Il voyait les jeunes de son armée, sortant tout juste de leur groupe de Nouveaux, les regardait jouer et se moquer de leurs chefs lorsqu’ils croyaient que personne ne les observait. Il voyait la camaraderie des vieux amis, qui avaient passé ensemble plusieurs années à l’École de Guerre, qui parlaient et riaient, évoquant des batailles anciennes et des commandants ou des soldats partis depuis longtemps.
Mais, avec ses vieux amis, il n’y avait ni rires ni souvenirs. Seulement le travail. Seulement l’intelligence et la passion du jeu, et rien au-delà.

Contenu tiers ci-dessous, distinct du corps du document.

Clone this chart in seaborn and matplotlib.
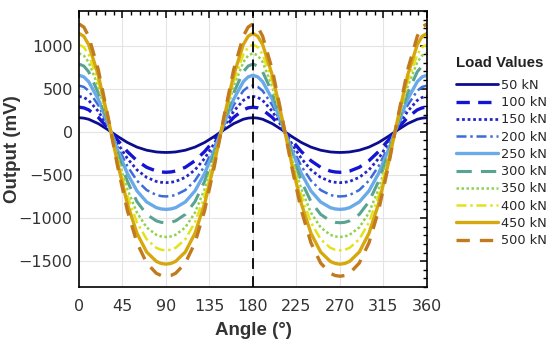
#!/usr/bin/env python3

# sensor output vs. angle for several loads, saved as out.png

import matplotlib
matplotlib.use('Agg')
import matplotlib.pyplot as plt
from matplotlib.ticker import MultipleLocator
import pandas as pd
import seaborn as sns

# angles read on one quarter turn (curves repeat with mirror symmetry)
quarter_angles = [0, 5, 10, 20, 30, 40, 50, 60, 70, 80, 85, 90]

load_labels = ['50 kN', '100 kN', '150 kN', '200 kN', '250 kN',
               '300 kN', '350 kN', '400 kN', '450 kN', '500 kN']

# output (mV) at quarter_angles
out_50 = [163, 158, 145, 94, 23, -54, -124, -178, -214, -234, -238, -240]
out_100 = [285, 277, 254, 166, 41, -98, -229, -336, -412, -456, -466, -470]
out_150 = [410, 398, 364, 237, 58, -135, -309, -442, -529, -576, -586, -590]
out_200 = [535, 520, 475, 308, 75, -175, -398, -567, -676, -733, -746, -750]
out_250 = [655, 636, 581, 377, 92, -213, -483, -686, -814, -880, -895, -900]
out_300 = [785, 762, 696, 451, 110, -254, -573, -810, -958, -1033, -1050, -1055]
out_350 = [910, 884, 807, 523, 127, -294, -664, -938, -1109, -1195, -1214, -1220]
out_400 = [1010, 981, 896, 581, 142, -327, -741, -1051, -1246, -1346, -1368, -1375]
out_450 = [1140, 1107, 1011, 655, 160, -368, -833, -1178, -1394, -1503, -1527, -1535]
out_500 = [1250, 1214, 1108, 718, 175, -403, -911, -1288, -1522, -1641, -1667, -1675]

outputs = [out_50, out_100, out_150, out_200, out_250,
           out_300, out_350, out_400, out_450, out_500]


def full_angles(quarter):
    """0..360 degrees from the quarter turn"""
    half = quarter + [180 - a for a in quarter[-2::-1]]
    return half + [180 + a for a in half[1:]]


def full_values(quarter):
    """mirror quarter readings over the whole turn"""
    half = quarter + quarter[-2::-1]
    return half + half[1:]


angles = full_angles(quarter_angles)
rows = []
for label, vals in zip(load_labels, outputs):
    for a, v in zip(angles, full_values(vals)):
        rows.append({'Angle': a, 'Output': v, 'Load': label})
df = pd.DataFrame(rows)

colors = ['#0c0c8e', '#1414d2', '#2626c4', '#3c6cd8', '#6aaae8',
          '#5aa392', '#8fd24e', '#e3e31c', '#d6a80e', '#c27a1e']
dash_list = ['', (4, 2.5), (1, 1), (4, 1.5, 1, 1.5), '',
             (5, 3), (1, 1), (4, 1.5, 1, 1.5), '', (4, 3)]
width_list = [2.0, 2.4, 2.0, 1.8, 2.4, 2.2, 1.8, 1.8, 2.4, 2.4]

palette = dict(zip(load_labels, colors))
dashes = dict(zip(load_labels, dash_list))
widths = dict(zip(load_labels, width_list))

sns.set_theme(style='white')
plt.rcParams['font.family'] = ['DejaVu Sans']
plt.rcParams['xtick.direction'] = 'in'
plt.rcParams['ytick.direction'] = 'in'

fig = plt.figure(figsize=(5.5, 3.46), dpi=100)
ax = fig.add_axes([0.1436, 0.1705, 0.6327, 0.7977])

sns.lineplot(data=df, x='Angle', y='Output', hue='Load', style='Load',
             size='Load', palette=palette, dashes=dashes, sizes=widths,
             hue_order=load_labels, style_order=load_labels,
             size_order=load_labels, estimator=None, sort=False, ax=ax)

ax.axvline(180, color='black', linestyle=(0, (6, 4)), linewidth=1.3, zorder=5)

ax.set_xlim(0, 360)
ax.set_ylim(-1800, 1400)
ax.set_xticks(range(0, 361, 45))
ax.set_yticks([-1500, -1000, -500, 0, 500, 1000])
ax.xaxis.set_minor_locator(MultipleLocator(9))
ax.yaxis.set_minor_locator(MultipleLocator(100))
ax.tick_params(which='both', top=True, right=True, color='black',
               labelsize=11.5, labelcolor='#333333')
ax.tick_params(which='major', length=5, width=1.1)
ax.tick_params(which='minor', length=3, width=1.0)
ax.tick_params(axis='x', which='major', pad=8.5)
ax.tick_params(axis='y', which='major', pad=4.5)
ax.grid(True, which='major', color='#e4e4e4', linewidth=0.8)
for sp in ax.spines.values():
    sp.set_color('black')
    sp.set_linewidth(1.2)

label_font = {'family': ['Liberation Sans', 'DejaVu Sans'], 'size': 13.5,
              'weight': 'bold'}
ax.set_xlabel('Angle (°)', fontdict=label_font, color='#333333', labelpad=6)
ax.set_ylabel('Output (mV)', fontdict=label_font, color='#333333')
# put the y label where the reference has it
ax.yaxis.set_label_coords(-0.166, 0.5)

sns.move_legend(ax, 'upper left', bbox_to_anchor=(1.083, 0.754),
                title=None, frameon=False, fontsize=9.3,
                handlelength=3.25, labelspacing=0.33, handletextpad=0.25,
                borderaxespad=0, borderpad=0)
ax.text(1.21, 0.81, 'Load Values', transform=ax.transAxes, ha='center',
        va='center', family='Liberation Sans', weight='bold', size=10.8,
        color='#222222')

fig.savefig('out.png', dpi=100)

Il faut aussi noter absolument que ce roman d’apprentissage militaire survitaminé – et dépassant rapidement ses objectifs initiaux apparents – est aussi le point de départ d’une double saga, l’une s’attachant à Ender lui-même, offrant dès son deuxième tome, « La voix des morts » (1986), l’un des plus beaux et subtils textes contemporains au genre science-fictif et à la littérature des expériences de pensée à fondations anthropologiques, l’autre s’attachant à d’autres protagonistes (que je ne préciserai pas ici afin de ne pas « spoiler » indûment) mais proposant dès son premier tome, « La stratégie de l’ombre » (1999), une extraordinaire expérience littéraire, celle de la réécriture presque intégrale de « La stratégie Ender » depuis un autre point de vue narratif. Orson Scott Card déclarait il y a quelques années, et cela semble à la lecture particulièrement crédible, que sa motivation pour transformer la nouvelle « Ender » de 1979 en roman à part entière était de créer les conditions de possibilité, presque au sens expérimental du terme, pour « La voix des morts ». On ne peut ainsi que saluer le machiavélisme bienveillant d’un auteur aux opinions conservatrices controversées sur certains sujets, mais capable de nous offrir de tels monuments littéraires.

Signalons enfin que la traduction française d’origine, parfois quelque peu poussive et non dénuée de maladresse, a été fort heureusement remplacée en 2012 par celle, superbe, de Sébastien Guillot, qui est désormais celle disponible chez Nouveaux Millénaires et chez J’ai Lu en poche.